## start ENTRIES

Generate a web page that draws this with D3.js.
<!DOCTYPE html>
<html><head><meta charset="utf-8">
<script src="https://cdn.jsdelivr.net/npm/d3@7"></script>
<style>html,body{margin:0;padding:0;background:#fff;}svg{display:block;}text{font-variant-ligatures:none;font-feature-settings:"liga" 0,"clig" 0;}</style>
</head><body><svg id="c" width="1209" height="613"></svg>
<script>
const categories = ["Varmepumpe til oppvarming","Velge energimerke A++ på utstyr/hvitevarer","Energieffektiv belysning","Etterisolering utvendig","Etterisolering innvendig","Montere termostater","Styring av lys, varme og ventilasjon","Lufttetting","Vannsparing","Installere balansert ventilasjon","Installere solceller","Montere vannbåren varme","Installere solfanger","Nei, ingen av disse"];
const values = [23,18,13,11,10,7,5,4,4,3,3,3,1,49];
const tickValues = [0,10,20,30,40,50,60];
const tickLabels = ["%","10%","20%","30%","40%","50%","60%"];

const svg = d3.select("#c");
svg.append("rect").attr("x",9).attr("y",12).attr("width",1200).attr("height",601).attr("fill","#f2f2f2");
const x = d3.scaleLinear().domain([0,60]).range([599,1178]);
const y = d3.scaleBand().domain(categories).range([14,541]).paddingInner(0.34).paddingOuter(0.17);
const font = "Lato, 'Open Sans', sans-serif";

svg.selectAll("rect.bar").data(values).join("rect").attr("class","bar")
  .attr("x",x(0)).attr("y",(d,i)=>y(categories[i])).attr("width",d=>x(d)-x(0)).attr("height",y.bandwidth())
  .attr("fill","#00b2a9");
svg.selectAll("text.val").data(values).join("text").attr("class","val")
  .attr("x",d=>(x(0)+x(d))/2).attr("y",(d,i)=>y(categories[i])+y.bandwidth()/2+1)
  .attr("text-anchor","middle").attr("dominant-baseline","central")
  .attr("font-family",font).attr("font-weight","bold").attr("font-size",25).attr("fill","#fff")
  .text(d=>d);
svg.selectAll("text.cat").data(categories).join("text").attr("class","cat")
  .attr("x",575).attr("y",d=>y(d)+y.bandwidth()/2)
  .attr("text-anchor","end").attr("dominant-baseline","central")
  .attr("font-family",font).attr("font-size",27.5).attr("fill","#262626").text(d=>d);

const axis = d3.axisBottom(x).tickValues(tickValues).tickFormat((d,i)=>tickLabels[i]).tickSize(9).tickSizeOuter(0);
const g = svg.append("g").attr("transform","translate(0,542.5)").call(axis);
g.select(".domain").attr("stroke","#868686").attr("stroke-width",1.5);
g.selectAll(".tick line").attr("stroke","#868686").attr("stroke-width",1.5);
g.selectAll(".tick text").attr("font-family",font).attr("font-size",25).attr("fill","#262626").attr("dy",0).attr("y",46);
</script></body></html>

## end ENTRIES
## start ENTRIES

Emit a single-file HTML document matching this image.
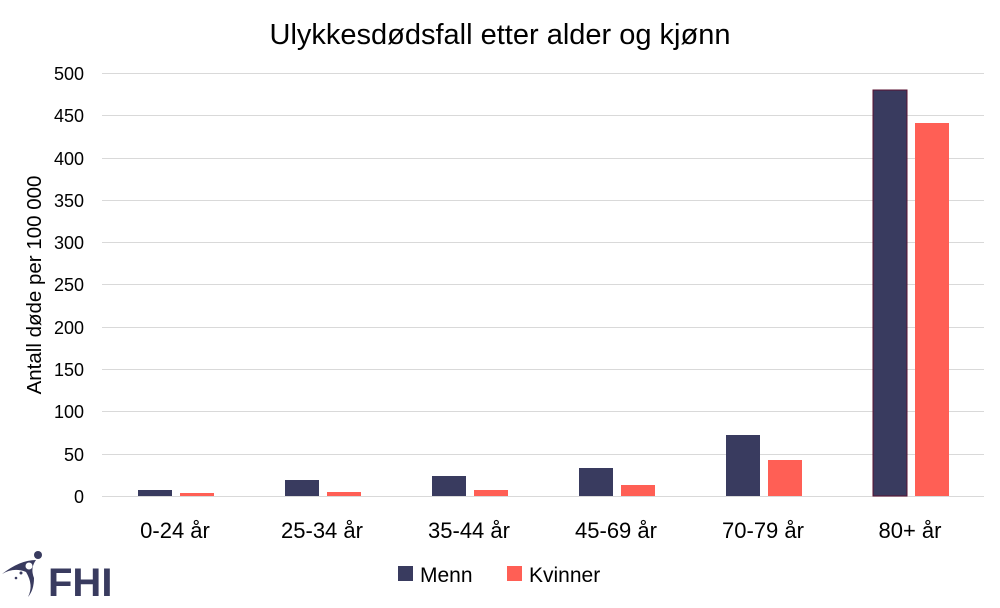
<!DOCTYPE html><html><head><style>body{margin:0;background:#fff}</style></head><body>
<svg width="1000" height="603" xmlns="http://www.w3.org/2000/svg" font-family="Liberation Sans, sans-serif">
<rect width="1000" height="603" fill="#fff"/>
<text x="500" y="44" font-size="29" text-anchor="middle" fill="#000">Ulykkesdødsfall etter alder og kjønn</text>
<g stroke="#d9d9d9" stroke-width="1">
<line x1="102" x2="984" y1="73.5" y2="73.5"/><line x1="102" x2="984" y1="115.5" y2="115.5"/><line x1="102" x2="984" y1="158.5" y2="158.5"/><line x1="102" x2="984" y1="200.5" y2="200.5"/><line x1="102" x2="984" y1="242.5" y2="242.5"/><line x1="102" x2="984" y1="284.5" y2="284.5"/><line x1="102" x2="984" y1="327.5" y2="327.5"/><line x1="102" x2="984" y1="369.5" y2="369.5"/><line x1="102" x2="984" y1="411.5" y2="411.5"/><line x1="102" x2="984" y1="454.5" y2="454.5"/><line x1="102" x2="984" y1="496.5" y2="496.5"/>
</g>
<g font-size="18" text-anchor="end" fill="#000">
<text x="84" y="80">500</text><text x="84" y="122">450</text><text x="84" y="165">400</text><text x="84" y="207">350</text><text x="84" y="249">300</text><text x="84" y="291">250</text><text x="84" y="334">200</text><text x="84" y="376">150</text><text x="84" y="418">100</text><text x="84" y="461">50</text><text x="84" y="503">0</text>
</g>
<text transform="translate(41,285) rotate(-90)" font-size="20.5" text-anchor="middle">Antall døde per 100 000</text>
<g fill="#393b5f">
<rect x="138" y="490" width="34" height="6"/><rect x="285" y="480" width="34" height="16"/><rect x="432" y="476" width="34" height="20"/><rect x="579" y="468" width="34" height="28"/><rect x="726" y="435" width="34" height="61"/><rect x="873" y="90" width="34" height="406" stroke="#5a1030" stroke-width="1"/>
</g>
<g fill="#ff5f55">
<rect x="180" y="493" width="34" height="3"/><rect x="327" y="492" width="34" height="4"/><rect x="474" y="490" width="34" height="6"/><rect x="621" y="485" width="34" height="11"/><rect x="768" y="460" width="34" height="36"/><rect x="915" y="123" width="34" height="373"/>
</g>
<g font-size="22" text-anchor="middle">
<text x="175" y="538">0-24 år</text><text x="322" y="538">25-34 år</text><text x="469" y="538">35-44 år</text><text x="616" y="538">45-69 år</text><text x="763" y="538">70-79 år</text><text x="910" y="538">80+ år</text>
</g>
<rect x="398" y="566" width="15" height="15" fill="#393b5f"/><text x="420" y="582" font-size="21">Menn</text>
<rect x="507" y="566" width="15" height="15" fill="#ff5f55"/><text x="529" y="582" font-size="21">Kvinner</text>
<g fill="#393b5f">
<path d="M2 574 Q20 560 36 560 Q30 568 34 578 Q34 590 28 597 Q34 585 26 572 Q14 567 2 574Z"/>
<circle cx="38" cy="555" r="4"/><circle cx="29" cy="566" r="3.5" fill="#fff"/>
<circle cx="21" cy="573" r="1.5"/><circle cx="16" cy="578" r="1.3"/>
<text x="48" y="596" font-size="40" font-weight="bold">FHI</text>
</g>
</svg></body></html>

## end ENTRIES

* [YOUR INSTRUCTIONS]:
Count every line in the listing above that holds "this", then report only the count.

* [SOLUTION]:
2